As white birth rates declined, Asian-American and Hispanic populations grew significantly, but the latest Census Report shows that multiracial populations grew fastest.

America’s young children are more racially diverse than ever before, according to a Census report released Thursday morning, which finds that approximately half of all children under five are racial minorities.

Additionally, the fastest percentage of population growth is among self-identified multiracial Americans—especially fascinating in a time when ads featuring interracial families still spark controversy.

Multiracial Americans still only make up about 2.4% of the population, but that number grew by 6.6% from 2010 to 2012. The next largest growth came from Asians (2.9% growth) and Hispanics (2.2% growth).

The Census Bureau only recently changed its guidelines to allow respondents to identify as multiracial starting in 2000. In the first decade that the bureau tracked that growth, the number of multiracial children grew by nearly 50%.

The new data also shows that among non-Hispanic white Americans, deaths exceeded births in 2012 for the first time in a century.

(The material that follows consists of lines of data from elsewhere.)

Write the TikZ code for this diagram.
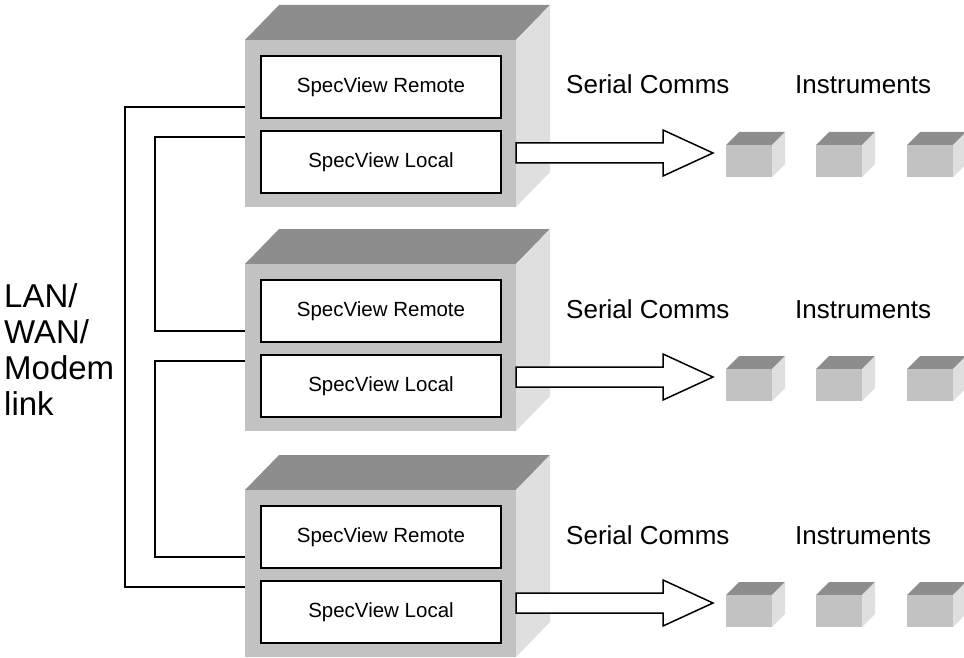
\documentclass[tikz,border=0pt]{standalone}
\usepackage{fontspec}
\setmainfont{Liberation Sans}
\definecolor{facegray}{RGB}{194,194,194}
\definecolor{topgray}{RGB}{141,141,141}
\definecolor{sidegray}{RGB}{223,223,223}
\tikzset{
  specbox/.style={draw,fill=white,line width=1.5pt,minimum width=240pt,minimum height=62pt,inner sep=0pt,font=\fontsize{20.5}{24}\selectfont},
  link/.style={line width=1.5pt},
  bigtext/.style={font=\fontsize{26}{30}\selectfont,anchor=base west,inner sep=0pt}
}
\begin{document}
\begin{tikzpicture}[x=1pt,y=-1pt]
\useasboundingbox (0,0) rectangle (964,658);
% one PC per row: case, two programs, serial link, instruments
\foreach \i/\f in {1/40,2/264,3/490}{
  \fill[topgray] (245,\f)--(279,\f-35)--(550,\f-35)--(516,\f)--cycle;
  \fill[sidegray] (516,\f)--(550,\f-35)--(550,\f+132)--(516,\f+167)--cycle;
  \fill[facegray] (245,\f) rectangle (516,\f+167);
  \node[specbox] (rem\i) at (381,\f+47) {SpecView Remote};
  \node[specbox] (loc\i) at (381,\f+122) {SpecView Local};
  \coordinate (up\i) at (245,\f+67); \coordinate (dn\i) at (245,\f+97);
  \draw[link,fill=white] (516,\f+103)--(663,\f+103)--(663,\f+90)--(713,\f+113)--(663,\f+136)--(663,\f+123)--(516,\f+123)--cycle;
  \node[bigtext] (ser\i) at (566,\f+54) {Serial Comms};
  \node[bigtext] (ins\i) at (795,\f+54) {Instruments};
  \foreach \cx in {726,816,907}{
    \fill[topgray] (\cx,\f+105)--(\cx+13,\f+92)--(\cx+59,\f+92)--(\cx+46,\f+105)--cycle;
    \fill[sidegray] (\cx+46,\f+105)--(\cx+59,\f+92)--(\cx+59,\f+124)--(\cx+46,\f+137)--cycle;
    \fill[facegray] (\cx,\f+105) rectangle (\cx+46,\f+137);
  }
}
\draw[link] (up1) -- ++(-120,0) |- (dn3);
\draw[link] (dn1) -- ++(-90,0) |- (up2);
\draw[link] (dn2) -- ++(-90,0) |- (up3);
\node[font=\fontsize{33}{36}\selectfont,align=left,anchor=north west,inner sep=0pt] (lan) at (4,283) {LAN/\\WAN/\\Modem\\link};
\end{tikzpicture}
\end{document}
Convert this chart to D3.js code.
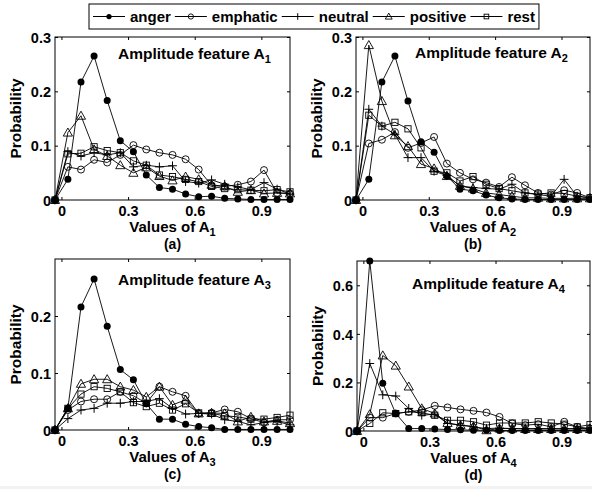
<!DOCTYPE html>
<html>
<head>
<meta charset="utf-8">
<script src="https://cdn.jsdelivr.net/npm/d3@7"></script>
<style>
  body { margin: 0; background: #fff; }
  text { font-family: "Liberation Sans", Arial, Helvetica, sans-serif; font-weight: bold; fill: #000; }
</style>
</head>
<body>
<div id="chart"></div>
<script>
// bin centres of the histograms (17 bins over [0,1] plus one on each side)
var xValues = [-0.029, 0.029, 0.088, 0.147, 0.206, 0.265, 0.324, 0.382, 0.441, 0.5,
               0.559, 0.618, 0.676, 0.735, 0.794, 0.853, 0.912, 0.971, 1.029];
var xTicks = [0, 0.3, 0.6, 0.9];
var classes = ['anger', 'emphatic', 'neutral', 'positive', 'rest'];

// feature A1
var a1Anger    = [0, 0.038, 0.217, 0.265, 0.183, 0.109, 0.089, 0.046, 0.023, 0.020, 0.011, 0.006, 0.007, 0.003, 0.002, 0.001, 0.001, 0.001, 0.001];
var a1Emphatic = [0, 0.061, 0.056, 0.074, 0.069, 0.083, 0.101, 0.093, 0.087, 0.083, 0.075, 0.056, 0.027, 0.025, 0.028, 0.034, 0.055, 0.013, 0.012];
var a1Neutral  = [0, 0.089, 0.081, 0.087, 0.083, 0.087, 0.061, 0.064, 0.061, 0.063, 0.034, 0.031, 0.037, 0.029, 0.024, 0.019, 0.032, 0.020, 0.011];
var a1Positive = [0, 0.124, 0.155, 0.093, 0.081, 0.064, 0.050, 0.060, 0.044, 0.036, 0.043, 0.038, 0.028, 0.025, 0.015, 0.018, 0.012, 0.013, 0.012];
var a1Rest     = [0, 0.085, 0.086, 0.098, 0.091, 0.087, 0.072, 0.064, 0.046, 0.043, 0.038, 0.034, 0.025, 0.021, 0.019, 0.018, 0.017, 0.019, 0.015];

// feature A2
var a2Anger    = [0, 0.038, 0.217, 0.265, 0.182, 0.107, 0.088, 0.044, 0.020, 0.017, 0.009, 0.004, 0.002, 0.001, 0.001, 0.001, 0.001, 0.001, 0.001];
var a2Emphatic = [0, 0.104, 0.111, 0.125, 0.096, 0.105, 0.116, 0.067, 0.050, 0.038, 0.032, 0.024, 0.042, 0.027, 0.013, 0.010, 0.018, 0.013, 0.004];
var a2Neutral  = [0, 0.167, 0.136, 0.121, 0.078, 0.078, 0.053, 0.045, 0.026, 0.023, 0.021, 0.020, 0.029, 0.013, 0.010, 0.007, 0.038, 0.007, 0.004];
var a2Positive = [0, 0.285, 0.182, 0.119, 0.099, 0.066, 0.058, 0.044, 0.026, 0.021, 0.013, 0.010, 0.007, 0.004, 0.004, 0.003, 0.003, 0.003, 0.003];
var a2Rest     = [0, 0.156, 0.136, 0.143, 0.131, 0.096, 0.053, 0.050, 0.035, 0.043, 0.029, 0.021, 0.017, 0.013, 0.011, 0.013, 0.012, 0.007, 0.004];

// feature A3
var a3Anger    = [0, 0.038, 0.216, 0.265, 0.182, 0.106, 0.088, 0.046, 0.019, 0.019, 0.010, 0.006, 0.004, 0.001, 0.001, 0.001, 0.001, 0.001, 0.001];
var a3Emphatic = [0, 0.035, 0.050, 0.054, 0.054, 0.067, 0.060, 0.047, 0.076, 0.067, 0.060, 0.029, 0.030, 0.036, 0.032, 0.020, 0.013, 0.018, 0.018];
var a3Neutral  = [0, 0.020, 0.035, 0.038, 0.047, 0.047, 0.050, 0.050, 0.055, 0.038, 0.028, 0.029, 0.028, 0.018, 0.015, 0.009, 0.013, 0.015, 0.009];
var a3Positive = [0, 0.038, 0.081, 0.089, 0.089, 0.076, 0.070, 0.058, 0.076, 0.044, 0.053, 0.029, 0.030, 0.029, 0.015, 0.023, 0.015, 0.016, 0.012];
var a3Rest     = [0, 0.038, 0.063, 0.076, 0.073, 0.067, 0.048, 0.041, 0.047, 0.035, 0.046, 0.030, 0.029, 0.025, 0.023, 0.019, 0.019, 0.022, 0.026];

// feature A4
var a4Anger    = [0, 0.700, 0.197, 0.072, 0.010, 0.010, 0.008, 0.006, 0.005, 0.003, 0.003, 0.002, 0.002, 0.002, 0.002, 0.002, 0.002, 0.002, 0.002];
var a4Emphatic = [0, 0.055, 0.055, 0.072, 0.079, 0.086, 0.104, 0.097, 0.089, 0.083, 0.076, 0.058, 0.031, 0.024, 0.028, 0.017, 0.038, 0.017, 0.010];
var a4Neutral  = [0, 0.278, 0.149, 0.144, 0.093, 0.065, 0.069, 0.031, 0.024, 0.017, 0.010, 0.012, 0.010, 0.010, 0.010, 0.010, 0.010, 0.010, 0.010];
var a4Positive = [0, 0.069, 0.311, 0.269, 0.183, 0.093, 0.072, 0.033, 0.024, 0.019, 0.003, 0.010, 0.010, 0.008, 0.008, 0.008, 0.008, 0.008, 0.008];
var a4Rest     = [0, 0.031, 0.075, 0.072, 0.079, 0.075, 0.065, 0.044, 0.044, 0.038, 0.024, 0.033, 0.033, 0.033, 0.038, 0.033, 0.028, 0.017, 0.026];

var panels = [
    { sub: '1', letter: '(a)', series: [a1Anger, a1Emphatic, a1Neutral, a1Positive, a1Rest],
      yMax: 0.3, yTicks: [0, 0.1, 0.2, 0.3],
      left: 55, right: 290, top: 37, bottom: 200, titleX: 118, titleY: 59 },
    { sub: '2', letter: '(b)', series: [a2Anger, a2Emphatic, a2Neutral, a2Positive, a2Rest],
      yMax: 0.3, yTicks: [0, 0.1, 0.2, 0.3],
      left: 356, right: 590, top: 37, bottom: 200, titleX: 415, titleY: 58 },
    { sub: '3', letter: '(c)', series: [a3Anger, a3Emphatic, a3Neutral, a3Positive, a3Rest],
      yMax: 0.3, yTicks: [0, 0.1, 0.2],
      left: 55, right: 290, top: 259, bottom: 430, titleX: 118, titleY: 285 },
    { sub: '4', letter: '(d)', series: [a4Anger, a4Emphatic, a4Neutral, a4Positive, a4Rest],
      yMax: 0.7, yTicks: [0, 0.2, 0.4, 0.6],
      left: 357, right: 590, top: 261, bottom: 431, titleX: 412, titleY: 289 }
];

var svg = d3.select('#chart').append('svg')
    .attr('width', 592)
    .attr('height', 489);

// marker drawing for each class
function drawMarker(g, cls, x, y, scale) {
    var s = scale || 1;
    if (cls === 'anger') {
        g.append('circle').attr('cx', x).attr('cy', y).attr('r', 3.5 * s)
            .attr('fill', '#000');
    } else if (cls === 'emphatic') {
        g.append('circle').attr('cx', x).attr('cy', y).attr('r', 3.5 * s)
            .attr('fill', 'none').attr('stroke', '#000').attr('stroke-width', 0.9);
    } else if (cls === 'neutral') {
        var h = 4.4 * s;
        g.append('path')
            .attr('d', 'M' + (x - h) + ',' + y + 'H' + (x + h) + 'M' + x + ',' + (y - h) + 'V' + (y + h))
            .attr('stroke', '#000').attr('stroke-width', 1);
    } else if (cls === 'positive') {
        var t = 4.6 * s;
        g.append('path')
            .attr('d', 'M' + x + ',' + (y - t) + 'L' + (x + t) + ',' + (y + t * 0.75) + 'L' + (x - t) + ',' + (y + t * 0.75) + 'Z')
            .attr('fill', 'none').attr('stroke', '#000').attr('stroke-width', 0.9);
    } else {
        var q = 3.1 * s;
        g.append('rect').attr('x', x - q).attr('y', y - q).attr('width', 2 * q).attr('height', 2 * q)
            .attr('fill', 'none').attr('stroke', '#000').attr('stroke-width', 0.9);
    }
}

panels.forEach(function (p) {
    var x = d3.scaleLinear().domain([xValues[0], xValues[xValues.length - 1]]).range([p.left, p.right]);
    var y = d3.scaleLinear().domain([0, p.yMax]).range([p.bottom, p.top]);
    var g = svg.append('g');

    // frame
    g.append('rect')
        .attr('x', p.left).attr('y', p.top)
        .attr('width', p.right - p.left).attr('height', p.bottom - p.top)
        .attr('fill', 'none').attr('stroke', '#000').attr('stroke-width', 1);

    // axes with inward ticks, on all four sides
    var fmt = function (d) { return d === 0 ? '0' : d3.format('.1f')(d); };
    var xb = g.append('g').attr('transform', 'translate(0,' + p.bottom + ')')
        .call(d3.axisBottom(x).tickValues(xTicks).tickSize(-3).tickPadding(6).tickFormat(fmt));
    var xt = g.append('g').attr('transform', 'translate(0,' + p.top + ')')
        .call(d3.axisTop(x).tickValues(xTicks).tickSize(-3).tickFormat(''));
    var yl = g.append('g').attr('transform', 'translate(' + p.left + ',0)')
        .call(d3.axisLeft(y).tickValues(p.yTicks).tickSize(-3).tickPadding(4).tickFormat(fmt));
    var yr = g.append('g').attr('transform', 'translate(' + p.right + ',0)')
        .call(d3.axisRight(y).tickValues(p.yTicks).tickSize(-3).tickFormat(''));
    [xb, xt, yl, yr].forEach(function (a) {
        a.select('.domain').remove();
        a.selectAll('line').attr('stroke', '#000');
        a.selectAll('text').attr('font-size', 14.5).attr('font-family', null);
    });
    xb.selectAll('text').attr('dy', '0.71em');
    yl.selectAll('text').attr('dy', '0.36em');

    // series lines and markers
    p.series.forEach(function (vals, i) {
        var line = d3.line().x(function (d, j) { return x(xValues[j]); }).y(function (d) { return y(d); });
        g.append('path').datum(vals)
            .attr('d', line)
            .attr('fill', 'none')
            .attr('stroke', '#000')
            .attr('stroke-width', 0.9);
        var mg = g.append('g');
        vals.forEach(function (v, j) {
            drawMarker(mg, classes[i], x(xValues[j]), y(v));
        });
    });

    // panel title
    var title = g.append('text').attr('x', p.titleX).attr('y', p.titleY).attr('font-size', 15.5);
    title.append('tspan').text('Amplitude feature A');
    title.append('tspan').text(p.sub).attr('font-size', 11).attr('dy', 4);

    // axis labels
    var cx = (p.left + p.right) / 2;
    var xl = g.append('text').attr('x', cx).attr('y', p.bottom + 32)
        .attr('text-anchor', 'middle').attr('font-size', 15);
    xl.append('tspan').text('Values of A');
    xl.append('tspan').text(p.sub).attr('font-size', 11).attr('dy', 4);

    g.append('text')
        .attr('transform', 'translate(' + (p.left - 34) + ',' + ((p.top + p.bottom) / 2) + ') rotate(-90)')
        .attr('text-anchor', 'middle')
        .attr('font-size', 15.5)
        .text('Probability');

    g.append('text').attr('x', cx).attr('y', p.bottom + 49)
        .attr('text-anchor', 'middle').attr('font-size', 14)
        .text(p.letter);
});

// legend
var legend = svg.append('g');
var legendBox = legend.append('rect')
    .attr('x', 89).attr('y', 4).attr('height', 25)
    .attr('fill', '#fff').attr('stroke', '#000').attr('stroke-width', 1);
var lx = 93;
classes.forEach(function (c) {
    legend.append('line')
        .attr('x1', lx).attr('x2', lx + 32).attr('y1', 16.5).attr('y2', 16.5)
        .attr('stroke', '#000').attr('stroke-width', 1);
    drawMarker(legend, c, lx + 16, 16.5, 0.75);
    var t = legend.append('text').attr('x', lx + 37).attr('y', 22)
        .attr('font-size', 15).text(c);
    lx = lx + 37 + t.node().getComputedTextLength() + 4;
});
legendBox.attr('width', lx - 89);

// faint scan edge at the bottom
svg.append('rect').attr('x', 0).attr('y', 486).attr('width', 592).attr('height', 3)
    .attr('fill', '#f2f2f2');
</script>
</body>
</html>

White immigration rates offset the loss in population that came from declining birth rates, leading to a 1.9% growth overall. However, high immigration and birth rates among racial and ethnic minorities mean that those groups are growing more rapidly than whites, setting the stage for an increasingly diverse America.

The nation’s total minority population sits at 37% today, and half of all children under 18 are expected to be non-white in five years, according to projections.

The report also found that more than 1 in 5 children under the age of 5 live in poverty. African-American and Hispanic children in that age group are the most likely to be poor.

“More so than ever, we need to recognize the importance of young minorities for the growth and vitality of our labor force and economy,” Brookings Institution demographer William Frey told the Associated Press.